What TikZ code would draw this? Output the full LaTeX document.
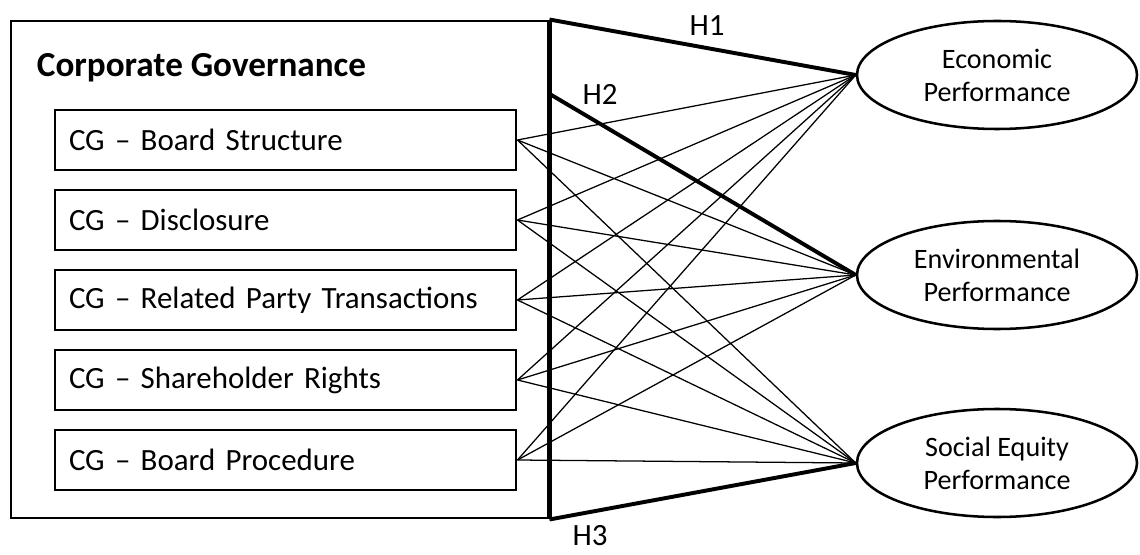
---
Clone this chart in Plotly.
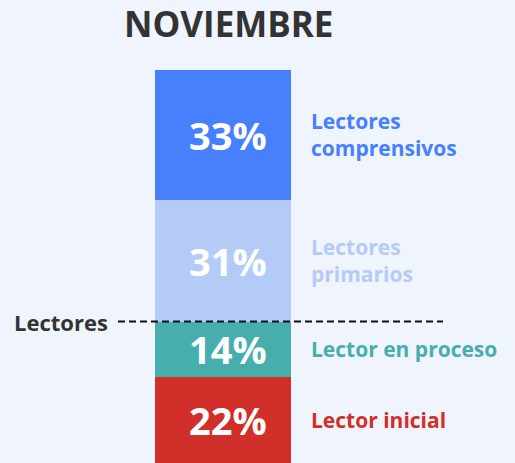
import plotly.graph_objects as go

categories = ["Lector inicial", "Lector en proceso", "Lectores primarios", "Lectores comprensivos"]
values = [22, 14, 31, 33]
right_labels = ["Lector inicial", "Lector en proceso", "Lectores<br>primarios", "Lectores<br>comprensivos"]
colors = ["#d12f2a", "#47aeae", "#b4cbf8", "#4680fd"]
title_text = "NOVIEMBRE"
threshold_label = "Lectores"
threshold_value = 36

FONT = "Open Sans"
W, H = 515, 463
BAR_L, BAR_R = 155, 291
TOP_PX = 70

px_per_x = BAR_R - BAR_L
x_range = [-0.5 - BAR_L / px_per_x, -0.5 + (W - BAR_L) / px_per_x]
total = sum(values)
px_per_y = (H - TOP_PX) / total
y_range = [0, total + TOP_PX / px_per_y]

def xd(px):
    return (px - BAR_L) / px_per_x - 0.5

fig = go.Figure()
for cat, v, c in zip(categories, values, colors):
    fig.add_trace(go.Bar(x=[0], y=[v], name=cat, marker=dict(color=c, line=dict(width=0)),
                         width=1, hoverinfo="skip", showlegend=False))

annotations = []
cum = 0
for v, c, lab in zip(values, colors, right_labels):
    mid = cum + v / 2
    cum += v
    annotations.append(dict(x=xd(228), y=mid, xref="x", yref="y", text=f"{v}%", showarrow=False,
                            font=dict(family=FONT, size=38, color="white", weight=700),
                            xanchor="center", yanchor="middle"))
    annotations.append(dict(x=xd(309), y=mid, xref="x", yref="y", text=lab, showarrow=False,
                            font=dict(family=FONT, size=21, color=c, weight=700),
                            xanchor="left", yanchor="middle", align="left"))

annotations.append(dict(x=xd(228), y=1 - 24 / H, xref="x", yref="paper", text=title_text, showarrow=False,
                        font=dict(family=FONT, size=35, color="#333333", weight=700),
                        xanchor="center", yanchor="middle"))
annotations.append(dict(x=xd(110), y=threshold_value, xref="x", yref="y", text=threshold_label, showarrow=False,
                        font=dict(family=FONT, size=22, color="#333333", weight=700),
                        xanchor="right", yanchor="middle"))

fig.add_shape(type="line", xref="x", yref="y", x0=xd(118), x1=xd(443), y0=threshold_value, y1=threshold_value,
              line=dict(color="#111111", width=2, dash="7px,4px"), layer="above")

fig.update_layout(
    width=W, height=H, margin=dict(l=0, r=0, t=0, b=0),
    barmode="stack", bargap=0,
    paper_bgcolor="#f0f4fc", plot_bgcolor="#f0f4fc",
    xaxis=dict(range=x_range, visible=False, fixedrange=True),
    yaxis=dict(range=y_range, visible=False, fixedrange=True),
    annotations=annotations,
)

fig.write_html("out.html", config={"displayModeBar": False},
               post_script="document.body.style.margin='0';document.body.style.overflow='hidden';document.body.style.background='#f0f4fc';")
---
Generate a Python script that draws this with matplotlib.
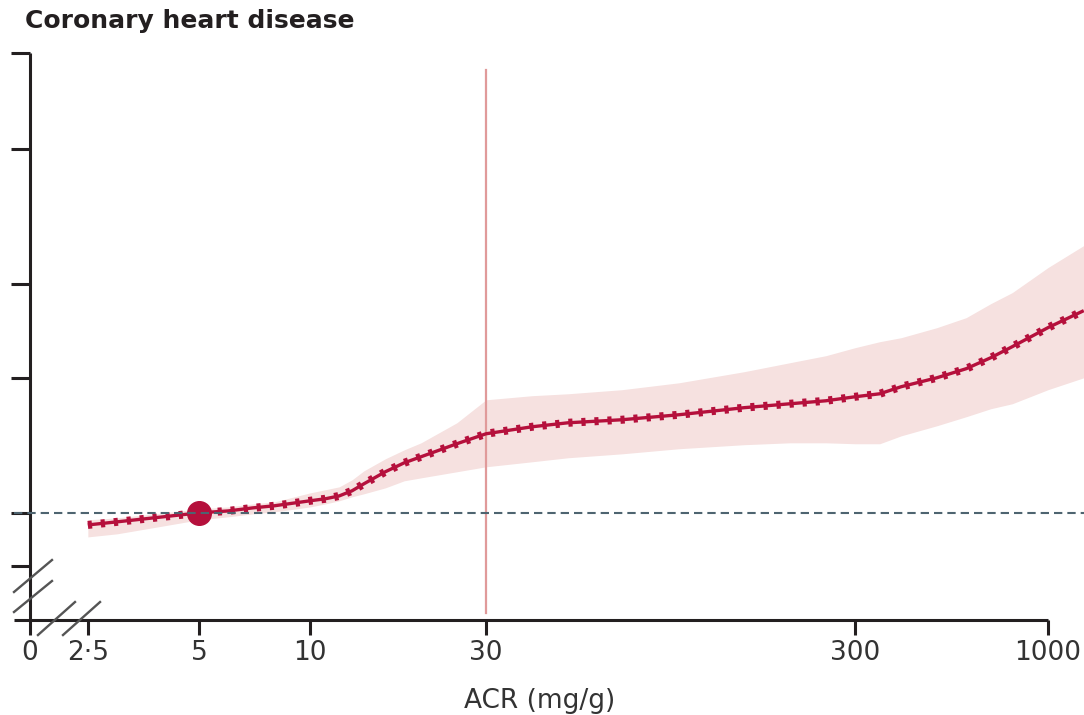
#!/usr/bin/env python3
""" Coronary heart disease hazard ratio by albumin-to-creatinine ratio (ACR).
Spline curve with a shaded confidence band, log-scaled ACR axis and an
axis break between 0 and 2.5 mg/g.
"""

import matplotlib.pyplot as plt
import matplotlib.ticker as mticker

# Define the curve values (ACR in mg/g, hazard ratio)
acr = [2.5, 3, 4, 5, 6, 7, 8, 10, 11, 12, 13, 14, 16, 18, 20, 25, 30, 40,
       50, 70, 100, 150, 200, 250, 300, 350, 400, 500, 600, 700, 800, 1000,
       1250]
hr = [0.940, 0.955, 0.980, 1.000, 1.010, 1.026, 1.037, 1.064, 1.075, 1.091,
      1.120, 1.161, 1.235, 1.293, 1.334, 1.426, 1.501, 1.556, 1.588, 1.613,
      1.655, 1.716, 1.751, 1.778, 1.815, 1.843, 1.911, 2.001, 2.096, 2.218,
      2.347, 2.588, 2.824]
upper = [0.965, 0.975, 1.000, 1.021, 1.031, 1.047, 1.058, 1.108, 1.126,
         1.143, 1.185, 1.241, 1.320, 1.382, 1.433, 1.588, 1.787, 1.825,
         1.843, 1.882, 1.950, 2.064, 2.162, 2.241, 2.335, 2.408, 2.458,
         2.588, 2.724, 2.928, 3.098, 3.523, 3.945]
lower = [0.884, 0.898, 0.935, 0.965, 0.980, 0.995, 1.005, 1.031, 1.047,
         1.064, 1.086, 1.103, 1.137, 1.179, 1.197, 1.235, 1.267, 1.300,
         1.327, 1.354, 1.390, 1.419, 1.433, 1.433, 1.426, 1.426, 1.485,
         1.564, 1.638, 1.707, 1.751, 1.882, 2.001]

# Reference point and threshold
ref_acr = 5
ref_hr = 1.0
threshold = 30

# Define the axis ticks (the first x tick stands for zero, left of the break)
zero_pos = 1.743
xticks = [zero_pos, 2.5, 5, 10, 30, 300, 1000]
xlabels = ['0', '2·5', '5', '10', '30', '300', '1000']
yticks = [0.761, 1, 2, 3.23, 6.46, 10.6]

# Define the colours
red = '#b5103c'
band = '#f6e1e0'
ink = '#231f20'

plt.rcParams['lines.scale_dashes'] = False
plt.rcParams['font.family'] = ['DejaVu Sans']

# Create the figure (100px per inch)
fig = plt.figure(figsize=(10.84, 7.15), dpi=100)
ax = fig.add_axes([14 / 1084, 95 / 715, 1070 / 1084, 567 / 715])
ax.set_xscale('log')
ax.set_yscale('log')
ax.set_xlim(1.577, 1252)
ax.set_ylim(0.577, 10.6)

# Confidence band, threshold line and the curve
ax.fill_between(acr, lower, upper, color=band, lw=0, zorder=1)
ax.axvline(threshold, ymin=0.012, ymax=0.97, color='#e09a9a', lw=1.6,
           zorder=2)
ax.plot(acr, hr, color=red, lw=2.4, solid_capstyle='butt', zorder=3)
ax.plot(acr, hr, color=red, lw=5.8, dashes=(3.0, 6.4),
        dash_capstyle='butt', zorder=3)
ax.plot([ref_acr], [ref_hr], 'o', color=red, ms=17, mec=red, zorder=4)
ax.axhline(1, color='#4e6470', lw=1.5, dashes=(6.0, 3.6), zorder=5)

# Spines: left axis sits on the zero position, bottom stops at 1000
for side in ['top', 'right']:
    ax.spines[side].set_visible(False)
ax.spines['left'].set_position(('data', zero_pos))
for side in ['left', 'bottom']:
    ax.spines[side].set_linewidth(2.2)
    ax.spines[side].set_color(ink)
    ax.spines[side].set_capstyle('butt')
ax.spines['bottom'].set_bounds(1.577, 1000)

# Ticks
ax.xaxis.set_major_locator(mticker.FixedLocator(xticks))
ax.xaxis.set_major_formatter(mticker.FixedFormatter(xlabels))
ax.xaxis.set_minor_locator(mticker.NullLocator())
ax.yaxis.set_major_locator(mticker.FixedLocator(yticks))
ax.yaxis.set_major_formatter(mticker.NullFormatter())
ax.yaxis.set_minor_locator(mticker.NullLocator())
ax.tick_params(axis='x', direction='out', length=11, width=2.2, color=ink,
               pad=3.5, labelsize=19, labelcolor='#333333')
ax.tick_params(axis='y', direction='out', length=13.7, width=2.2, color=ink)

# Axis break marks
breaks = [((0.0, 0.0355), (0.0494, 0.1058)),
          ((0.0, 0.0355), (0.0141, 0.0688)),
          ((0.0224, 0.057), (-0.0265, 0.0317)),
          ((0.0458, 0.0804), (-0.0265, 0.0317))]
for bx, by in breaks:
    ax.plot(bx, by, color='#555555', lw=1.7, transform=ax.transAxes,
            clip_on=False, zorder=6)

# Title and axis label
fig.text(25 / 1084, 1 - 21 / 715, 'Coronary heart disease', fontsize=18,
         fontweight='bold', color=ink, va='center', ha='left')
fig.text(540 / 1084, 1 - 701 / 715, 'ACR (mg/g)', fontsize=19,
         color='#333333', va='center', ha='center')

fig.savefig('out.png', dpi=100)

**GOAL**
Among the entries above, how many lines hold the word "matplotlib"? Reply with only that number.

**FULL RESPONSE**
3